Stated task:
Look through the data below and return each line where "this" appears.

Figure scripts:

------------------------

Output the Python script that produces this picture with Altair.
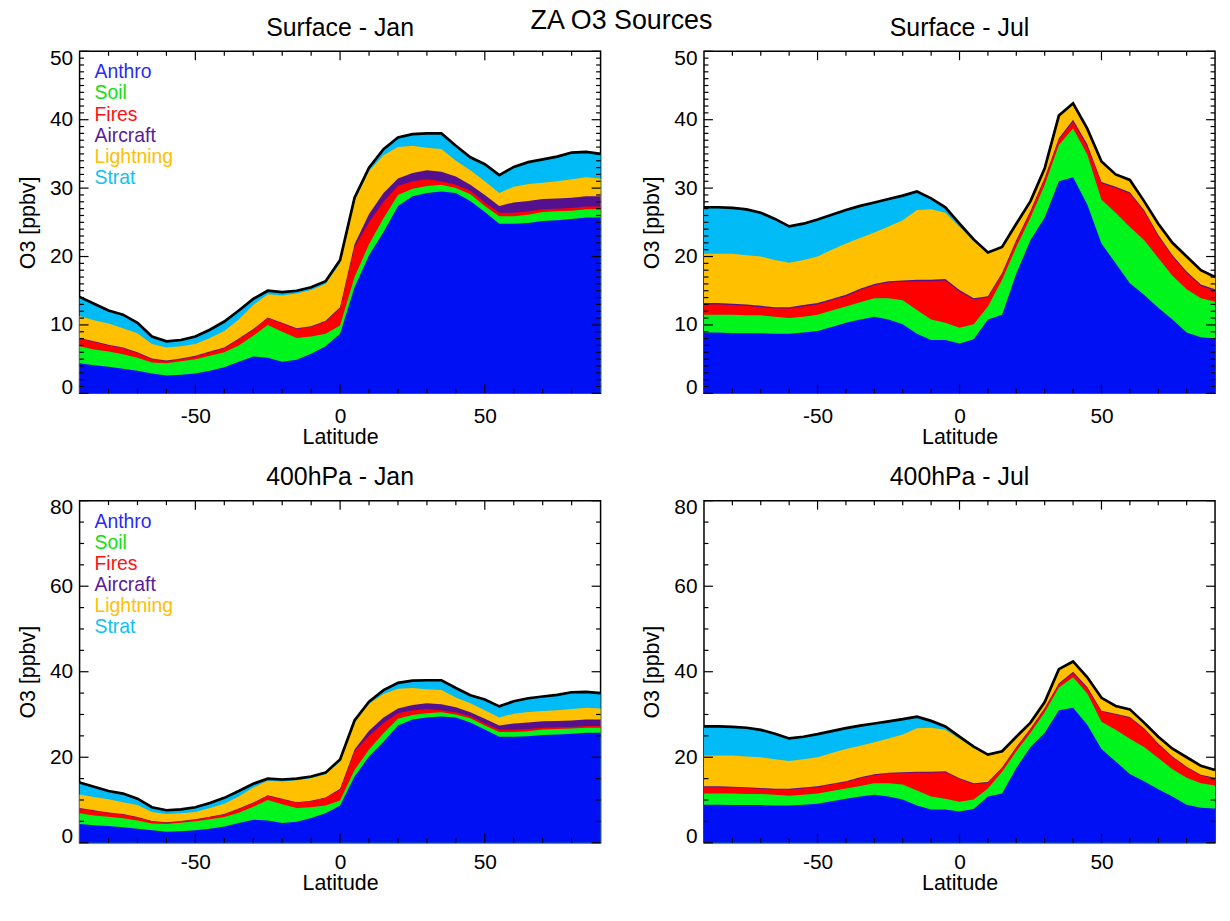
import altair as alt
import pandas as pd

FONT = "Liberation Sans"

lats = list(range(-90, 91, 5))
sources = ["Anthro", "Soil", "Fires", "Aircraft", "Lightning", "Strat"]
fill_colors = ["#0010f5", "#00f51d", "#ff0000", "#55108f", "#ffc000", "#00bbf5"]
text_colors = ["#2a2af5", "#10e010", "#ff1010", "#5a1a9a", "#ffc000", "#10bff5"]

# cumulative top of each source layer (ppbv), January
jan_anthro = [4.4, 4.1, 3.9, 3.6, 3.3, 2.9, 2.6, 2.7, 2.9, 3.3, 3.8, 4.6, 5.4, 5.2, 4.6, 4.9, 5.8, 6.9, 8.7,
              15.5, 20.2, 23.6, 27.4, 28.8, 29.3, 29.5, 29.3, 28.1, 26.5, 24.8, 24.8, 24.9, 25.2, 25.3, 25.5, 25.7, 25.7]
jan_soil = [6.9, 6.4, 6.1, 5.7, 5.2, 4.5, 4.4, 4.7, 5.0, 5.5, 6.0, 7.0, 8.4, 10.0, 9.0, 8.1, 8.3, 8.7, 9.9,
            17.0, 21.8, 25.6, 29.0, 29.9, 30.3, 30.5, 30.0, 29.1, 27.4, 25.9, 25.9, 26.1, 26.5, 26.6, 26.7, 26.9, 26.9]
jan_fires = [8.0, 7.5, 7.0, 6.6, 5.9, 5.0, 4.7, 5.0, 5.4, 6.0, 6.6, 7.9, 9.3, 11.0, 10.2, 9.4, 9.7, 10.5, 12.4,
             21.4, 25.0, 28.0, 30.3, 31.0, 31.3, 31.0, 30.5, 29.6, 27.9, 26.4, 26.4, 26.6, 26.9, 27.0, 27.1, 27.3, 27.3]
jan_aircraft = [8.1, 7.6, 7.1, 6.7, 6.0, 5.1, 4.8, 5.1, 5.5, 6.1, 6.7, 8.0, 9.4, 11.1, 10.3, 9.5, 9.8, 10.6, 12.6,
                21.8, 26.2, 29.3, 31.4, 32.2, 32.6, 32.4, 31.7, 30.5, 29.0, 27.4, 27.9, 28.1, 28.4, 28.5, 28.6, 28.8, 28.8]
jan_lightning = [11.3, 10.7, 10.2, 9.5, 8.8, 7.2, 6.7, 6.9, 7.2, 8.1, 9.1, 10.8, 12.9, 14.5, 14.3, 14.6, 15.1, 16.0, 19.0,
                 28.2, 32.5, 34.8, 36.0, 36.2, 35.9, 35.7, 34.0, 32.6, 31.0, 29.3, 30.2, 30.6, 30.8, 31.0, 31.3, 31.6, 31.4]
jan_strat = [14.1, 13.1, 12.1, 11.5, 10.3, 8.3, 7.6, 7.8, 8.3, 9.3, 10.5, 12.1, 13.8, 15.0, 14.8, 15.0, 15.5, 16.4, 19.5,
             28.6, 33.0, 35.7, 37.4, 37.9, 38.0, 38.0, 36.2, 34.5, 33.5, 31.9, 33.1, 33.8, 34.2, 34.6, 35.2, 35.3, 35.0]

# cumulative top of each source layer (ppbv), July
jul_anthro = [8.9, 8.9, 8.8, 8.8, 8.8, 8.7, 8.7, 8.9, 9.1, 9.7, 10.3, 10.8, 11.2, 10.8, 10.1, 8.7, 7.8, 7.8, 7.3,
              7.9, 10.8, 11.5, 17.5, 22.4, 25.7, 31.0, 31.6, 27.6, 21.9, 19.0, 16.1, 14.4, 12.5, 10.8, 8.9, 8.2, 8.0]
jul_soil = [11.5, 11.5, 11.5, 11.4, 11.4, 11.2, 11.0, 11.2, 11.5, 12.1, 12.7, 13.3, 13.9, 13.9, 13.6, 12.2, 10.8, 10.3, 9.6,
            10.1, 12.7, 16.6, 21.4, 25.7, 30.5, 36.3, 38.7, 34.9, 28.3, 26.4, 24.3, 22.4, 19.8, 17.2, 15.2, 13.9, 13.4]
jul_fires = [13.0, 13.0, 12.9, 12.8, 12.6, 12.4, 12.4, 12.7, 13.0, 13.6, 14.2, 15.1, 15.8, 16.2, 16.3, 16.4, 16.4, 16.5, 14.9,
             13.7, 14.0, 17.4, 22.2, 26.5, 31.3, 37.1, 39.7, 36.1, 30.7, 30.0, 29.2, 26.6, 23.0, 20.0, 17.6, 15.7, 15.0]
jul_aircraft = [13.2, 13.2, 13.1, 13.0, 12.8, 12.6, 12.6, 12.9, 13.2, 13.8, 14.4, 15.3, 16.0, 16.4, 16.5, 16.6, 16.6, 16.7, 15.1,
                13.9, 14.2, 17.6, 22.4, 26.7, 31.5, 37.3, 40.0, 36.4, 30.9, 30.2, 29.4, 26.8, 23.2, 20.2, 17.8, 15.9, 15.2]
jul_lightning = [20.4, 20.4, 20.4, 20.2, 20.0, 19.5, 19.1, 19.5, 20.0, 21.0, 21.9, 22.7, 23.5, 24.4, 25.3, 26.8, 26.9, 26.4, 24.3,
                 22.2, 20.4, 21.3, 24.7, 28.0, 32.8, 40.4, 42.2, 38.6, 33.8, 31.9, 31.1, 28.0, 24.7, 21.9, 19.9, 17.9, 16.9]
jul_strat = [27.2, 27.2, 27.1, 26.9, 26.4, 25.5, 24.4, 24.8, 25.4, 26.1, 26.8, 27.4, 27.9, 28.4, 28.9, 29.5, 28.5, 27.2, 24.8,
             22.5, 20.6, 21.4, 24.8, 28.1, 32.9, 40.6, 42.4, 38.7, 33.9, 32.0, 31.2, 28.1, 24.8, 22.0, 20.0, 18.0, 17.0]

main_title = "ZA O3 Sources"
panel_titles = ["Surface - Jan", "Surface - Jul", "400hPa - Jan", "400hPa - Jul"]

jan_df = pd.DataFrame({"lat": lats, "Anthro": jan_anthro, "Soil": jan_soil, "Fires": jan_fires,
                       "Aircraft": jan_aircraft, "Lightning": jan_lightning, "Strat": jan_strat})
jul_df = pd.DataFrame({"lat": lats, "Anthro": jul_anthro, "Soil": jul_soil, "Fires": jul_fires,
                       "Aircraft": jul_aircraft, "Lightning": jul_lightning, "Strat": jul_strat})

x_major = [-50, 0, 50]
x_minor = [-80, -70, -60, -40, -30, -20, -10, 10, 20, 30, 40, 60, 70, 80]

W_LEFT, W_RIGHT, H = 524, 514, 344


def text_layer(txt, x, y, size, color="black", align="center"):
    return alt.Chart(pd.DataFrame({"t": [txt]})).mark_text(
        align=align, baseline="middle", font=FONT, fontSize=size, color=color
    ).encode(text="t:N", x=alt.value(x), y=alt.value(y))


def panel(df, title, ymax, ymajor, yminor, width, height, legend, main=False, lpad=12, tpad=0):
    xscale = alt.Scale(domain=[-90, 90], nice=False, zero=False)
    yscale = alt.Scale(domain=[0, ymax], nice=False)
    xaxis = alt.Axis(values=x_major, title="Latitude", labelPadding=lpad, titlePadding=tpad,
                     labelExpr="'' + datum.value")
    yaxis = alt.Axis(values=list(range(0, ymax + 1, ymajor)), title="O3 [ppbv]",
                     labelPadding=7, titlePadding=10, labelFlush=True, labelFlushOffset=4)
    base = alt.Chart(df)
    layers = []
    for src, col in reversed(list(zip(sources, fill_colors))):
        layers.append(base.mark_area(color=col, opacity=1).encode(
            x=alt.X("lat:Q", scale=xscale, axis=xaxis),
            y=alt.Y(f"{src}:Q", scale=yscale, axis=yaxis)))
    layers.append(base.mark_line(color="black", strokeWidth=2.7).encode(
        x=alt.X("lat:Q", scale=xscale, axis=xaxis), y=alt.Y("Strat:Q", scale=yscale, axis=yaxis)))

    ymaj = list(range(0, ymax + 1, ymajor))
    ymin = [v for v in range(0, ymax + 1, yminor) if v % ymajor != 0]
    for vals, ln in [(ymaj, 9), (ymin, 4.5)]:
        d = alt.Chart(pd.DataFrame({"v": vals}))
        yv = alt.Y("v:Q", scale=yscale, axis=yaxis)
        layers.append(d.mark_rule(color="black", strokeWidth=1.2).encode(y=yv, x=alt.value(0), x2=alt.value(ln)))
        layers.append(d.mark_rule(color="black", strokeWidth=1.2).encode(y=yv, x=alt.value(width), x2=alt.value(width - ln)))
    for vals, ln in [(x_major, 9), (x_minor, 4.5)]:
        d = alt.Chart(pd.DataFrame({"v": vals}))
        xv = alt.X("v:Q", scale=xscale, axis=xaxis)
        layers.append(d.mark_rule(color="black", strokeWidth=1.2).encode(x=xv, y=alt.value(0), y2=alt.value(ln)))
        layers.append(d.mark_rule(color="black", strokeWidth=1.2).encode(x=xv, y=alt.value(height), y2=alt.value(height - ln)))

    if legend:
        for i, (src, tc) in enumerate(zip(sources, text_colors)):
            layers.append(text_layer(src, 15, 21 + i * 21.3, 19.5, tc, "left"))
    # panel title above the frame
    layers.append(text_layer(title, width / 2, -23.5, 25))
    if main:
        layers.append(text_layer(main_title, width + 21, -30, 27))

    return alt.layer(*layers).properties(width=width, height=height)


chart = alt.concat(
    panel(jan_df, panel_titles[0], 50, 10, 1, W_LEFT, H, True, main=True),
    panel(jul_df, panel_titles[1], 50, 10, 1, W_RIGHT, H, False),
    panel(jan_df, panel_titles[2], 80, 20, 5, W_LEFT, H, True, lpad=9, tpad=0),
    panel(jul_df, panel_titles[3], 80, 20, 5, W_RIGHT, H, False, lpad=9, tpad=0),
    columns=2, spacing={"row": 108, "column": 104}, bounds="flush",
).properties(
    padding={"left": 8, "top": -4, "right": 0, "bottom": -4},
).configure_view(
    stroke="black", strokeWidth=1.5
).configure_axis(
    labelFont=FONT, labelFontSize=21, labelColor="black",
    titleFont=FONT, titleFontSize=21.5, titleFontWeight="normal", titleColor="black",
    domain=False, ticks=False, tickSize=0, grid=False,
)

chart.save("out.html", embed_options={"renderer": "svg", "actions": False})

------------------------

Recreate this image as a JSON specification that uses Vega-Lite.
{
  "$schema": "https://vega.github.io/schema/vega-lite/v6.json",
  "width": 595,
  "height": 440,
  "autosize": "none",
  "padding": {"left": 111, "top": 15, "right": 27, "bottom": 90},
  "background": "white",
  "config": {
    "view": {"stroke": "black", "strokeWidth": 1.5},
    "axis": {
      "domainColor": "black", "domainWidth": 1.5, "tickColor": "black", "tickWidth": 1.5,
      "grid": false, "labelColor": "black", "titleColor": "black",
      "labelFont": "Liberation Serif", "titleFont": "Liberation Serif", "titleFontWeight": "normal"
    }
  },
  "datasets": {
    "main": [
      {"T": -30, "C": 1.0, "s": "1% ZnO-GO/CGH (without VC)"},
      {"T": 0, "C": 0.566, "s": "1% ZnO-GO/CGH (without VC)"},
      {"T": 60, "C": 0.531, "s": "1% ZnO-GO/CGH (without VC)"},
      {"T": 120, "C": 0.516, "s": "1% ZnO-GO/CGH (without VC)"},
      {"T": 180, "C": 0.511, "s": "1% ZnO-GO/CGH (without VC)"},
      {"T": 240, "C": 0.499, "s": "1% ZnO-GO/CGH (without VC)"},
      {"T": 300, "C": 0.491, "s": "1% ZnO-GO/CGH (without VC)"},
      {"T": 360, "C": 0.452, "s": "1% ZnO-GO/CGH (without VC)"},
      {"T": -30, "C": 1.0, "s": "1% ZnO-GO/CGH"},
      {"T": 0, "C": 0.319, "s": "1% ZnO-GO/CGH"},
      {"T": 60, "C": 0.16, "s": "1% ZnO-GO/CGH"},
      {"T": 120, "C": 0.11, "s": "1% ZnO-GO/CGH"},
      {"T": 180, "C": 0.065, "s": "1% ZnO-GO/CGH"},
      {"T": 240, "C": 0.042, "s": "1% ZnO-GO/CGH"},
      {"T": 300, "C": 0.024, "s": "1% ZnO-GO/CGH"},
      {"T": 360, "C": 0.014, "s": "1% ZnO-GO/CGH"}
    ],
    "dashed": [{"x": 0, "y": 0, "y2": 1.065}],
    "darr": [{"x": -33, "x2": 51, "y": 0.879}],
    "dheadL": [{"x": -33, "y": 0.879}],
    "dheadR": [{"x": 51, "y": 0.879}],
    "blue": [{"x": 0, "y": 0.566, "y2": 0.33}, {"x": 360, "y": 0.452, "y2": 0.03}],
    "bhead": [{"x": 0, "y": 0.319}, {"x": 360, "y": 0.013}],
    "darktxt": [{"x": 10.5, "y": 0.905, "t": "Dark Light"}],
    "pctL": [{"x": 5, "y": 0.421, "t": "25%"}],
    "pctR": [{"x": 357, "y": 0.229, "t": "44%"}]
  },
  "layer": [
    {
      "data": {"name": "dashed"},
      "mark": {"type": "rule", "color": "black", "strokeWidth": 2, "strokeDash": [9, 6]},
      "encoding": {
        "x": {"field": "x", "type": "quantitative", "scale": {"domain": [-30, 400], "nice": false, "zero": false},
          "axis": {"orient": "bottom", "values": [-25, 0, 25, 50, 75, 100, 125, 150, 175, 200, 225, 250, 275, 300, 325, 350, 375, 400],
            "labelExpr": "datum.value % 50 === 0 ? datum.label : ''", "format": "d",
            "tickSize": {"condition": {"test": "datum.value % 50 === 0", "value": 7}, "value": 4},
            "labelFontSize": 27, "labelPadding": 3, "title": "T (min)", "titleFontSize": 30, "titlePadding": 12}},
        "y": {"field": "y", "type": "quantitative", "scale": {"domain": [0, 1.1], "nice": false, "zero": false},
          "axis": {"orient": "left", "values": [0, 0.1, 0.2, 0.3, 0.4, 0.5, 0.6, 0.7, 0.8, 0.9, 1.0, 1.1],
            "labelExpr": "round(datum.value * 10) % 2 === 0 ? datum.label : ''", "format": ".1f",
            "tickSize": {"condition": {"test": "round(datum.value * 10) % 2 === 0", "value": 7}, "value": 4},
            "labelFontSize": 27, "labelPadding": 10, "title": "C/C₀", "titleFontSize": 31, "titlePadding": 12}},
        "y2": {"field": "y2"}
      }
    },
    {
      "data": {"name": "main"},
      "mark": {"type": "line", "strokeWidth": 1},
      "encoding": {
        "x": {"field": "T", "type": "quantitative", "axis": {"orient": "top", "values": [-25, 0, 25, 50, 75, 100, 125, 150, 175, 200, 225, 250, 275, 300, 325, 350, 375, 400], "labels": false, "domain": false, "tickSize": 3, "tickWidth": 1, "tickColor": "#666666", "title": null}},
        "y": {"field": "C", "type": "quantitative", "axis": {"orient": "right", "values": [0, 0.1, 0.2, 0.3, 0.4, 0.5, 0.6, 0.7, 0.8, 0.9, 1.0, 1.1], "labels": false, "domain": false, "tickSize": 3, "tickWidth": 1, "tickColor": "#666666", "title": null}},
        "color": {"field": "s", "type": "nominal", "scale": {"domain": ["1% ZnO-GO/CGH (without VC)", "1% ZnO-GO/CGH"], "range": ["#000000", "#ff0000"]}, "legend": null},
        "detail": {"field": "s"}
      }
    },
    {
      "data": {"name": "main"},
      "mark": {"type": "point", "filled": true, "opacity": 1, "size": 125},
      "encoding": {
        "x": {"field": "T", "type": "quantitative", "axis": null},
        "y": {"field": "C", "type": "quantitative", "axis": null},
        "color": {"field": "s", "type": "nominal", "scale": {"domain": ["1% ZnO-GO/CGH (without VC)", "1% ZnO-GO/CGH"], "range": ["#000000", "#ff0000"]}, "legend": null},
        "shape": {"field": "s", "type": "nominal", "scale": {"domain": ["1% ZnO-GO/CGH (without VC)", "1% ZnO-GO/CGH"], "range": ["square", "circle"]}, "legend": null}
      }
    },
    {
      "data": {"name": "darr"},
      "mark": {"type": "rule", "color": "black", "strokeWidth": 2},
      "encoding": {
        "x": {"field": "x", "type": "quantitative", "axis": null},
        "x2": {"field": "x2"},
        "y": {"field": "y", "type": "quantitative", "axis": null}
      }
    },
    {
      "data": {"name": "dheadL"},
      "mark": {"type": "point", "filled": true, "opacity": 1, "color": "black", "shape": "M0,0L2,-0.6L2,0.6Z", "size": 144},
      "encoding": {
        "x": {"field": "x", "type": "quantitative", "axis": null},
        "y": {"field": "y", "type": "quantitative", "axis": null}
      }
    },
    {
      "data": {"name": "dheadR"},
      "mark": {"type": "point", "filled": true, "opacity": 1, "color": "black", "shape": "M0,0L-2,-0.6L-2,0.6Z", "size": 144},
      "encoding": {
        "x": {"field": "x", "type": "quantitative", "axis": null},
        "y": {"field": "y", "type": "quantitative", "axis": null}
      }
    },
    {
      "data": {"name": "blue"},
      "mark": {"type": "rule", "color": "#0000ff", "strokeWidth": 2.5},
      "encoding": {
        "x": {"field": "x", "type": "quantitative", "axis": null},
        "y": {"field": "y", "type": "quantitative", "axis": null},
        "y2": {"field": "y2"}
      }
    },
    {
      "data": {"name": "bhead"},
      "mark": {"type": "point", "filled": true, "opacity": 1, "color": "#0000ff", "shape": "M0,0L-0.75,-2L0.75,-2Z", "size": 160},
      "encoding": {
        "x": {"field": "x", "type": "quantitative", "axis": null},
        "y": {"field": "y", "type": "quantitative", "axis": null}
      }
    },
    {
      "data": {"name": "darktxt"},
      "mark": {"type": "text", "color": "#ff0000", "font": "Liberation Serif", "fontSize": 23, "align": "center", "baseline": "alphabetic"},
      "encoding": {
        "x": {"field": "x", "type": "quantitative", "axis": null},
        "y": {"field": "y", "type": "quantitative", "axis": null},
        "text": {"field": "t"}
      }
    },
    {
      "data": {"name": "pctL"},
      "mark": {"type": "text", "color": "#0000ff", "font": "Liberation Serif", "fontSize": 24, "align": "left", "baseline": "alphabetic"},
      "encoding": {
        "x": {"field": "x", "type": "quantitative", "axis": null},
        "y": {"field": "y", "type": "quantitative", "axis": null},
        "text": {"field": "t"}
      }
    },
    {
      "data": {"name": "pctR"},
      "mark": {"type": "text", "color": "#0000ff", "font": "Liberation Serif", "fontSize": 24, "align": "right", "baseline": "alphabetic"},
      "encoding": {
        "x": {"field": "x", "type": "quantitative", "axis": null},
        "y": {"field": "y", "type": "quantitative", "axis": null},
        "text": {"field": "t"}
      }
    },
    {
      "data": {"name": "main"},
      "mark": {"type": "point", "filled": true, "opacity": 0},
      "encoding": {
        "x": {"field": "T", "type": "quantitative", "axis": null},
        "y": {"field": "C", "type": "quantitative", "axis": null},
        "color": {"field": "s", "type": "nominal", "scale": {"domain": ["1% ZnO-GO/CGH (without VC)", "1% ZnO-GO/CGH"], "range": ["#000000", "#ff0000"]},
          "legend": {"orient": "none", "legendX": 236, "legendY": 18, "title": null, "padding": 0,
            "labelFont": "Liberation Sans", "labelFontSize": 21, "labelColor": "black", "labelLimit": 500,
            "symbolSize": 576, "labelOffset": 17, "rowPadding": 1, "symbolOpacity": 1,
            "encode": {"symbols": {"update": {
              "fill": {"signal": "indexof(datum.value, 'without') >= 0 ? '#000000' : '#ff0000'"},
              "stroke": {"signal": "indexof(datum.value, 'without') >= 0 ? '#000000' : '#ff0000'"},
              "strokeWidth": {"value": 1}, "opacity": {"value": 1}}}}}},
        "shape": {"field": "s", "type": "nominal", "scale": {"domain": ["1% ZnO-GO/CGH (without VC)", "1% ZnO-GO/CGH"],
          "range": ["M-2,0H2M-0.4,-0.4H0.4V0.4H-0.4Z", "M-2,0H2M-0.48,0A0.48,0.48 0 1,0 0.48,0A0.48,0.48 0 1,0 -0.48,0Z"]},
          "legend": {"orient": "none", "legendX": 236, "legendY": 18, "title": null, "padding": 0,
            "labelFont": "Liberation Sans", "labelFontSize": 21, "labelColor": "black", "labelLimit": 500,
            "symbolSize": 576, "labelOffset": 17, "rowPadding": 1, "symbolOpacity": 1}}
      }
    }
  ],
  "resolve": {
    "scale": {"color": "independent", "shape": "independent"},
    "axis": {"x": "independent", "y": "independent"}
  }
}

------------------------

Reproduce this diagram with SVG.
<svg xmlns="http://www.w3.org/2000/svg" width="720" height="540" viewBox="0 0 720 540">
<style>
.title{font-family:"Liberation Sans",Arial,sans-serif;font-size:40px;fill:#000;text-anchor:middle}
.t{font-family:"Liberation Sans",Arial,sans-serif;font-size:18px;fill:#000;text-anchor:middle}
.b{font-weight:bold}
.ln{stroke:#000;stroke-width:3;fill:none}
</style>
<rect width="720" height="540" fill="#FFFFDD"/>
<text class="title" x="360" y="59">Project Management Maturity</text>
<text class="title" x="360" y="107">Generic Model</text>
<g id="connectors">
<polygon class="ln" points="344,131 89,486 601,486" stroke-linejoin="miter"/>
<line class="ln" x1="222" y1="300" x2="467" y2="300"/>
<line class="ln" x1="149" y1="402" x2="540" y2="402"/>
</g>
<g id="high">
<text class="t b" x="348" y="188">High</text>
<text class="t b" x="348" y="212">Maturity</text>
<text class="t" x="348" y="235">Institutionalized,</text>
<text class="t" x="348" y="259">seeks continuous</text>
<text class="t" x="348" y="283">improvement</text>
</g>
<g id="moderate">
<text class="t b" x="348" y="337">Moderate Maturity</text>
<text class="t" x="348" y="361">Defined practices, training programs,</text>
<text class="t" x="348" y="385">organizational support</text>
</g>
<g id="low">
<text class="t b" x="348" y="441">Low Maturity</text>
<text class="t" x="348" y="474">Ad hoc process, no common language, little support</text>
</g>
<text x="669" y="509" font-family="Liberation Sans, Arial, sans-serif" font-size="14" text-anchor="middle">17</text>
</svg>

------------------------

Finished answer:
Output the Python script that produces this picture with Altair.
Recreate this image as a JSON specification that uses Vega-Lite.
Reproduce this diagram with SVG.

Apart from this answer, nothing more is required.